The final pieces of the puzzle are revealed. The player is pressured to act and thereby bringing the story to its conclusion.

Game systems

Progression System

I designed Transmission’s progression system to be a data-driven patching system built on Godot resources. Every element of the game, (characters, calls, files, messages, etc.), is represented by its own custom resource file.

These resources are updated (patched) at key events in the game, which drives the progression.

This system was designed to fully correspond to the structure of the following event graph that I had written for the game’s story progression.

User interface

I wanted the user interface to feel like a text-based command line interface and that would allow the player to navigate between the system’s pages and to initiate video calls.
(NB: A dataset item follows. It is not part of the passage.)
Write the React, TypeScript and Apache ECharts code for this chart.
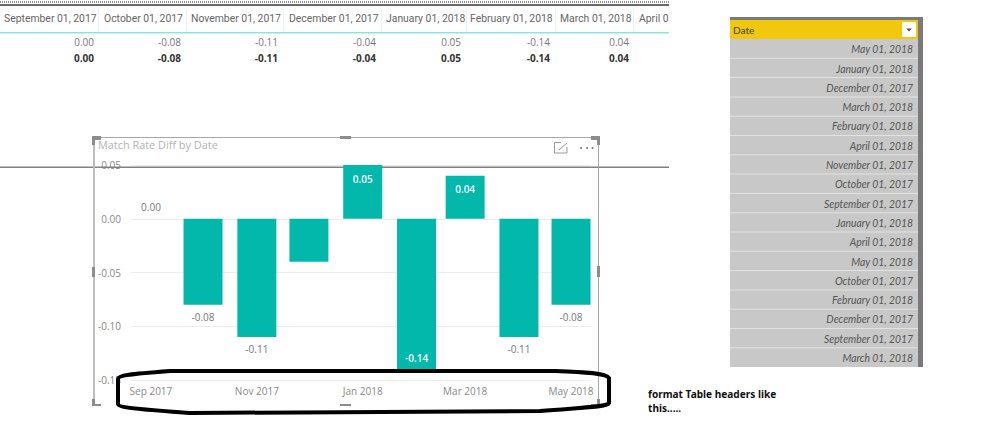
import React, { useEffect, useRef } from "react";
import * as echarts from "echarts";

const months = ["2017-09-01", "2017-10-01", "2017-11-01", "2017-12-01", "2018-01-01", "2018-02-01", "2018-03-01", "2018-04-01", "2018-05-01"];
const diffs = [0.0, -0.08, -0.11, -0.04, 0.05, -0.14, 0.04, -0.11, -0.08];
const tickMonths = ["2017-09-01", "2017-11-01", "2018-01-01", "2018-03-01", "2018-05-01"];
const tickLabels = ["Sep 2017", "Nov 2017", "Jan 2018", "Mar 2018", "May 2018"];

const headerNames = ["September 01, 2017", "October 01, 2017", "November 01, 2017", "December 01, 2017", "January 01, 2018", "February 01, 2018", "March 01, 2018", "April 01, 2018"];
const headerLefts = [4, 104, 191, 289, 386, 470, 560, 639];
const separators = [98, 186, 283, 381, 466, 555, 633];
const tableValues = ["0.00", "-0.08", "-0.11", "-0.04", "0.05", "-0.14", "0.04"];
const valueRights = [94, 181, 278, 376, 461, 550, 629];

const slicerDates = ["May 01, 2018", "January 01, 2018", "December 01, 2017", "March 01, 2018", "February 01, 2018", "April 01, 2018", "November 01, 2017", "October 01, 2017", "September 01, 2017", "January 01, 2018", "April 01, 2018", "May 01, 2018", "October 01, 2017", "February 01, 2018", "December 01, 2017", "September 01, 2017", "March 01, 2018"];

const ts = (s: string) => {
  const [y, m, d] = s.split("-").map(Number);
  return new Date(y, m - 1, d).getTime();
};

const labelFor = (v: number) => {
  if (v === -0.04) return { show: false };
  if (v === -0.14) return { show: true, position: "insideBottom", distance: 6, color: "#ffffff", fontWeight: 600 };
  if (v > 0) return { show: true, position: "insideTop", distance: 8.5, color: "#ffffff", fontWeight: 600 };
  if (v === 0) return { show: true, position: "top", distance: 7, color: "#777777" };
  return { show: true, position: "bottom", distance: 7, color: "#777777" };
};

const FONT = "'Open Sans', sans-serif";
const ANNOT = "M 118 379 C 118 375 130 374 170 371 L 555 371 C 585 372 606 373 609 378 L 609 403 C 607 407 590 407 540 411 L 190 413 C 150 410 118 408 118 404 Z";
echarts.graphic.registerShape("annotLoop", echarts.graphic.extendPath(ANNOT, {}));

export default function App() {
  const ref = useRef<HTMLDivElement>(null);
  useEffect(() => {
    document.body.style.margin = "0";
    const chart = echarts.init(ref.current!, null, { renderer: "svg" });
    const g: any[] = [];
    const rect = (x: number, y: number, w: number, h: number, fill: string, z = 1) =>
      g.push({ type: "rect", z, silent: true, shape: { x, y, width: w, height: h }, style: { fill } });
    const text = (x: number, y: number, t: string, style: any, z = 2, extra: any = {}) =>
      g.push({ type: "text", z, silent: true, x, y, ...extra, style: { text: t, verticalAlign: "middle", fontFamily: FONT, ...style } });

    // upper table
    g.push({ type: "line", z: 1, silent: true, shape: { x1: 0, y1: 2, x2: 669, y2: 2 }, style: { stroke: "#777777", lineWidth: 1.5, lineDash: [1, 1] } });
    rect(0, 4, 669, 2, "#6a6a6a");
    headerNames.forEach((n, i) => text(headerLefts[i], 18.5, n, { fill: "#666666", fontSize: 10.4, fontFamily: "Roboto, sans-serif" }));
    separators.forEach((x) => rect(x, 9, 1, 24, "#e6f4f2"));
    rect(669, 8, 40, 26, "#ffffff", 3);
    rect(0, 32, 669, 1.5, "#8fe3da");
    tableValues.forEach((v, i) => {
      text(valueRights[i], 41.5, v, { fill: "#777777", fontSize: 10, align: "right" });
      text(valueRights[i], 58, v, { fill: "#333333", fontSize: 10, fontWeight: 700, align: "right" });
    });

    // horizontal rule behind the chart
    rect(0, 166.5, 669, 1.5, "#808080", 0);

    // visual frame
    rect(93, 137, 505, 1, "#a6a6a6", 1);
    rect(93, 137, 2, 268, "#bdbdbd", 1);
    rect(598, 137, 1, 268, "#a6a6a6", 1);
    const handle = "#8c8c8c";
    rect(92, 136, 9, 4, handle, 5);
    rect(92, 136, 3, 9, handle, 5);
    rect(591, 136, 9, 4, handle, 5);
    rect(597, 136, 3, 9, handle, 5);
    rect(92, 399, 3, 6, handle, 5);
    rect(92, 404, 9, 2, handle, 5);
    rect(591, 404, 9, 2, handle, 5);
    rect(597, 399, 3, 6, handle, 5);
    rect(340, 136, 11, 3, handle, 5);
    rect(340, 404, 11, 2, handle, 5);
    rect(92, 267, 3, 10, handle, 5);
    rect(597, 266, 3, 11, handle, 5);
    // focus + more icons
    g.push({ type: "polyline", z: 2, silent: true, shape: { points: [[561, 142.5], [554.5, 142.5], [554.5, 153], [567, 153], [567, 147]] }, style: { fill: "none", stroke: "#9a9a9a", lineWidth: 1 } });
    g.push({ type: "line", z: 2, silent: true, shape: { x1: 559, y1: 150, x2: 567, y2: 143 }, style: { stroke: "#9a9a9a", lineWidth: 1 } });
    [581, 587, 592.5].forEach((x) => g.push({ type: "circle", z: 2, silent: true, shape: { cx: x, cy: 148, r: 1 }, style: { fill: "#777777" } }));

    // hand-drawn annotation
    g.push({ type: "annotLoop", z: 50, silent: true, x: 0, y: 0, style: { fill: "none", stroke: "#000000", lineWidth: 4 } });
    text(648, 394, "format Table headers like", { fill: "#111111", fontSize: 10.1, fontWeight: 700, fontFamily: "'Noto Sans', sans-serif" });
    text(648, 408, "this.....", { fill: "#111111", fontSize: 10.1, fontWeight: 700, fontFamily: "'Noto Sans', sans-serif" });

    // slicer table
    rect(730, 17, 193, 3, "#7a7a7a");
    rect(918, 17, 5, 350, "#7a7a7a");
    rect(730, 20, 188, 19, "#f2c80f");
    text(733, 29.5, "Date", { fill: "#4a4a3a", fontSize: 10, fontWeight: 500, fontFamily: "Lato, sans-serif" });
    rect(902, 22, 14, 15, "#ffffff", 2);
    g.push({ type: "polygon", z: 3, silent: true, shape: { points: [[906, 28.5], [912, 28.5], [909, 31.5]] }, style: { fill: "#555555" } });
    rect(730, 39, 188, 328, "#c8c8c8");
    slicerDates.forEach((d, i) => {
      const top = 39 + i * 19.3;
      if (i > 0) rect(730, top - 0.5, 188, 1, "#e2e2e2", 2);
      text(913, top + 9.6, d, { fill: "#555555", fontSize: 11, fontStyle: "italic", align: "right", fontFamily: "Lato, sans-serif" }, 2, { scaleX: 0.94 });
    });

    const tickTimes = tickMonths.map(ts);
    chart.setOption({
      animation: false,
      backgroundColor: "#ffffff",
      title: {
        text: "Match Rate Diff by Date",
        left: 93,
        top: 134,
        textStyle: { color: "#b3b3b3", fontSize: 10.9, fontWeight: "normal", fontFamily: FONT },
      },
      grid: { left: 131, right: 407, top: 165, bottom: 44, containLabel: false },
      xAxis: {
        type: "value",
        min: new Date(2017, 7, 20, 12).getTime(),
        max: new Date(2018, 4, 12, 12).getTime(),
        axisLine: { show: false },
        axisTick: { show: false },
        splitLine: { show: false },
        axisLabel: {
          customValues: tickTimes,
          formatter: (v: number) => tickLabels[tickTimes.indexOf(v)] ?? "",
          color: "#888888",
          fontSize: 10,
          fontFamily: FONT,
          margin: 6,
          hideOverlap: false,
        },
      },
      yAxis: {
        type: "value",
        min: -0.15,
        max: 0.05,
        interval: 0.05,
        axisLine: { show: false },
        axisTick: { show: false },
        splitLine: { lineStyle: { color: "#ececec", width: 1 } },
        axisLabel: {
          color: "#888888",
          fontSize: 10,
          fontFamily: FONT,
          margin: 10,
          formatter: (v: number) => v.toFixed(2),
        },
      },
      series: [
        {
          type: "bar",
          barWidth: 39,
          z: 10,
          itemStyle: { color: "#01b8aa" },
          label: { fontSize: 10, fontFamily: FONT, formatter: (p: any) => Number(p.value[1]).toFixed(2) },
          data: months.map((m, i) => ({ value: [ts(m), diffs[i]], label: labelFor(diffs[i]) })),
        },
      ],
      graphic: { elements: g },
    });
    return () => chart.dispose();
  }, []);
  return <div ref={ref} style={{ width: 998, height: 424 }} />;
}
I built the navigation system around Godot’s rich text features. At its core is a Page base class, that supports rendering of common text components such as titles and lines, but also navigation between pages and standard reaction to user input.

However, the base class is designed to be expandable and overridable, to make it easy to add specialized behavior for pages that require unique functionality.

The overall page hierarchy is represented by a node hierarchy in the editor scene tree, which allowed me to easily build and visualize the page structure.

Other than these, I also built systems regarding the game’s audio, scene handling, animations, shader effects, etc..

Art and visual style

A major part of the game’s visual style lies in it’s minimalistic text-based interface. But there are also sprites and animations that were were created with the help of generative AI.

Sprites were generated using ChatGPT, together with a pre-defined style guide (json) in order to preserve visual consistency.

Animations were created from a base sprite using Runway and then manually polished and made loopable in Premier Pro.

Finally, in-game shaders with CRT and VHS effects added a finishing touch.